[Entries with chart source code]
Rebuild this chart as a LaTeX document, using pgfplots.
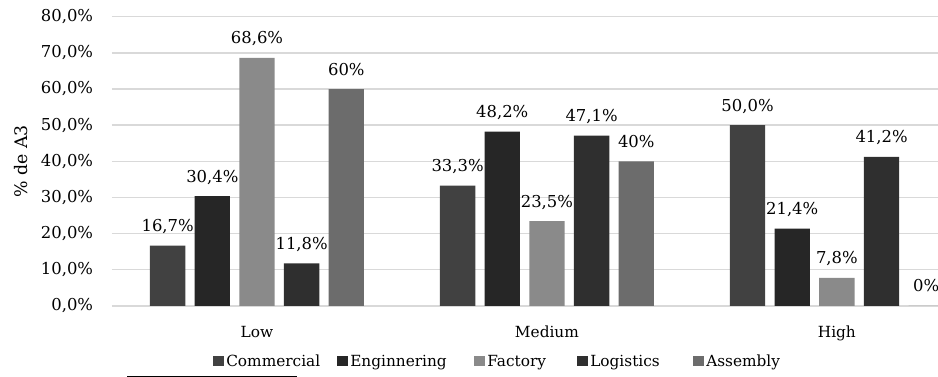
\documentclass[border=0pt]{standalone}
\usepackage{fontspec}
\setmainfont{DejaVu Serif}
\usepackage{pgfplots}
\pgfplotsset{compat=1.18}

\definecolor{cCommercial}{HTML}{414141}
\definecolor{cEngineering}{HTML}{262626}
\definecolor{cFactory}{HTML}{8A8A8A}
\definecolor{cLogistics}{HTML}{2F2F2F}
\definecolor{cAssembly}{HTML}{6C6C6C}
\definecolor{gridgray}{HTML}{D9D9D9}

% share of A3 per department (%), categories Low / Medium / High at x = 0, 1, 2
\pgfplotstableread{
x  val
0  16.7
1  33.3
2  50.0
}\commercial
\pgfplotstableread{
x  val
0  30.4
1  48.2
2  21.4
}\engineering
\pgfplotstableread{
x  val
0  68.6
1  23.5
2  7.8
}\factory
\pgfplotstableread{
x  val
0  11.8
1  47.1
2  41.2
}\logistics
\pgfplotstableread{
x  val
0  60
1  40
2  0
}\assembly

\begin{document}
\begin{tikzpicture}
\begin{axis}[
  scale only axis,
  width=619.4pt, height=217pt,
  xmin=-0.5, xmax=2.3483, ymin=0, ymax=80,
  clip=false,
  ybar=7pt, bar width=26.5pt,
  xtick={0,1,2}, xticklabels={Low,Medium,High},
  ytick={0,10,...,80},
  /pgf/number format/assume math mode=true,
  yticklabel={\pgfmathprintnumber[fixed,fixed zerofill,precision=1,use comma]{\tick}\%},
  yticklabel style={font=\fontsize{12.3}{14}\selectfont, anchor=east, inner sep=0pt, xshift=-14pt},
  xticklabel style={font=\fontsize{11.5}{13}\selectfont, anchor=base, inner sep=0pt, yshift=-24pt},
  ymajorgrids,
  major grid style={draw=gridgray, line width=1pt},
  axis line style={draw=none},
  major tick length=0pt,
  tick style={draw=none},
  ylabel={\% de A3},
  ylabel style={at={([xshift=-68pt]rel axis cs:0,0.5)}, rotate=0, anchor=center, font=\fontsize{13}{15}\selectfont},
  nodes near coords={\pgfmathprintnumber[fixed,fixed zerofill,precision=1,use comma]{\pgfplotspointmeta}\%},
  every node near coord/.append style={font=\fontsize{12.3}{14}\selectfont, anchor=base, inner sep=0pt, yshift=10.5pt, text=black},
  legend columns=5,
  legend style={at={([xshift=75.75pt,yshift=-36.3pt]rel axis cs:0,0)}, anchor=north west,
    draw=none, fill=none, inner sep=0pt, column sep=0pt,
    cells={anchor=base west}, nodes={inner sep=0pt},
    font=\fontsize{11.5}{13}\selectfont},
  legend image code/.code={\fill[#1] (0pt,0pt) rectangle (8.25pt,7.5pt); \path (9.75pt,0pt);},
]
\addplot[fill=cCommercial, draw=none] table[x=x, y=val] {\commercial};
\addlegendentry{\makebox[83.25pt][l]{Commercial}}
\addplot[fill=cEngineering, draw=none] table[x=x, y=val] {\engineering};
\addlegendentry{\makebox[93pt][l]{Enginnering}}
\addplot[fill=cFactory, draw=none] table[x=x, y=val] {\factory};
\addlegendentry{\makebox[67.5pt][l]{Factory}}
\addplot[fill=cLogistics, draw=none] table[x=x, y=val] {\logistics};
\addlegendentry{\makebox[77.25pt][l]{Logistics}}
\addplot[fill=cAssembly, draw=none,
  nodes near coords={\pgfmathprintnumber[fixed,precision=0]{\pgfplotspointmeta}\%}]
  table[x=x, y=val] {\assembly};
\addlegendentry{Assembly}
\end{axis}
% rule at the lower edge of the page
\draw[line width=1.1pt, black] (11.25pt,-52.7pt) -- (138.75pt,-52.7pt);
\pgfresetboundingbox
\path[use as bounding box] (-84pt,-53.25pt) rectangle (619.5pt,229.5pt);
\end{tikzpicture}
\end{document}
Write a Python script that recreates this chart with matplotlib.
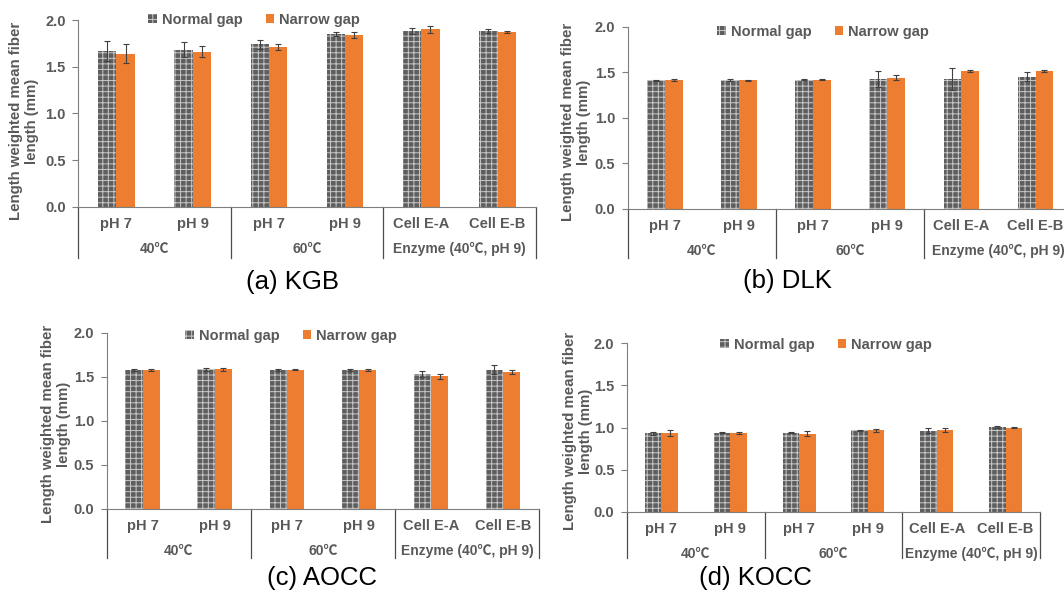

* Exercise brief:
Copy the records above exactly, omitting every picture.

* Task result:
Rebuild this chart as a LaTeX document, using pgfplots.
\documentclass[border=0pt]{standalone}
\usepackage{fontspec}
\setmainfont{DejaVu Serif}
\usepackage{pgfplots}
\pgfplotsset{compat=1.18}

\definecolor{cCommercial}{HTML}{414141}
\definecolor{cEngineering}{HTML}{262626}
\definecolor{cFactory}{HTML}{8A8A8A}
\definecolor{cLogistics}{HTML}{2F2F2F}
\definecolor{cAssembly}{HTML}{6C6C6C}
\definecolor{gridgray}{HTML}{D9D9D9}

% share of A3 per department (%), categories Low / Medium / High at x = 0, 1, 2
\pgfplotstableread{
x  val
0  16.7
1  33.3
2  50.0
}\commercial
\pgfplotstableread{
x  val
0  30.4
1  48.2
2  21.4
}\engineering
\pgfplotstableread{
x  val
0  68.6
1  23.5
2  7.8
}\factory
\pgfplotstableread{
x  val
0  11.8
1  47.1
2  41.2
}\logistics
\pgfplotstableread{
x  val
0  60
1  40
2  0
}\assembly

\begin{document}
\begin{tikzpicture}
\begin{axis}[
  scale only axis,
  width=619.4pt, height=217pt,
  xmin=-0.5, xmax=2.3483, ymin=0, ymax=80,
  clip=false,
  ybar=7pt, bar width=26.5pt,
  xtick={0,1,2}, xticklabels={Low,Medium,High},
  ytick={0,10,...,80},
  /pgf/number format/assume math mode=true,
  yticklabel={\pgfmathprintnumber[fixed,fixed zerofill,precision=1,use comma]{\tick}\%},
  yticklabel style={font=\fontsize{12.3}{14}\selectfont, anchor=east, inner sep=0pt, xshift=-14pt},
  xticklabel style={font=\fontsize{11.5}{13}\selectfont, anchor=base, inner sep=0pt, yshift=-24pt},
  ymajorgrids,
  major grid style={draw=gridgray, line width=1pt},
  axis line style={draw=none},
  major tick length=0pt,
  tick style={draw=none},
  ylabel={\% de A3},
  ylabel style={at={([xshift=-68pt]rel axis cs:0,0.5)}, rotate=0, anchor=center, font=\fontsize{13}{15}\selectfont},
  nodes near coords={\pgfmathprintnumber[fixed,fixed zerofill,precision=1,use comma]{\pgfplotspointmeta}\%},
  every node near coord/.append style={font=\fontsize{12.3}{14}\selectfont, anchor=base, inner sep=0pt, yshift=10.5pt, text=black},
  legend columns=5,
  legend style={at={([xshift=75.75pt,yshift=-36.3pt]rel axis cs:0,0)}, anchor=north west,
    draw=none, fill=none, inner sep=0pt, column sep=0pt,
    cells={anchor=base west}, nodes={inner sep=0pt},
    font=\fontsize{11.5}{13}\selectfont},
  legend image code/.code={\fill[#1] (0pt,0pt) rectangle (8.25pt,7.5pt); \path (9.75pt,0pt);},
]
\addplot[fill=cCommercial, draw=none] table[x=x, y=val] {\commercial};
\addlegendentry{\makebox[83.25pt][l]{Commercial}}
\addplot[fill=cEngineering, draw=none] table[x=x, y=val] {\engineering};
\addlegendentry{\makebox[93pt][l]{Enginnering}}
\addplot[fill=cFactory, draw=none] table[x=x, y=val] {\factory};
\addlegendentry{\makebox[67.5pt][l]{Factory}}
\addplot[fill=cLogistics, draw=none] table[x=x, y=val] {\logistics};
\addlegendentry{\makebox[77.25pt][l]{Logistics}}
\addplot[fill=cAssembly, draw=none,
  nodes near coords={\pgfmathprintnumber[fixed,precision=0]{\pgfplotspointmeta}\%}]
  table[x=x, y=val] {\assembly};
\addlegendentry{Assembly}
\end{axis}
% rule at the lower edge of the page
\draw[line width=1.1pt, black] (11.25pt,-52.7pt) -- (138.75pt,-52.7pt);
\pgfresetboundingbox
\path[use as bounding box] (-84pt,-53.25pt) rectangle (619.5pt,229.5pt);
\end{tikzpicture}
\end{document}
Write a Python script that recreates this chart with matplotlib.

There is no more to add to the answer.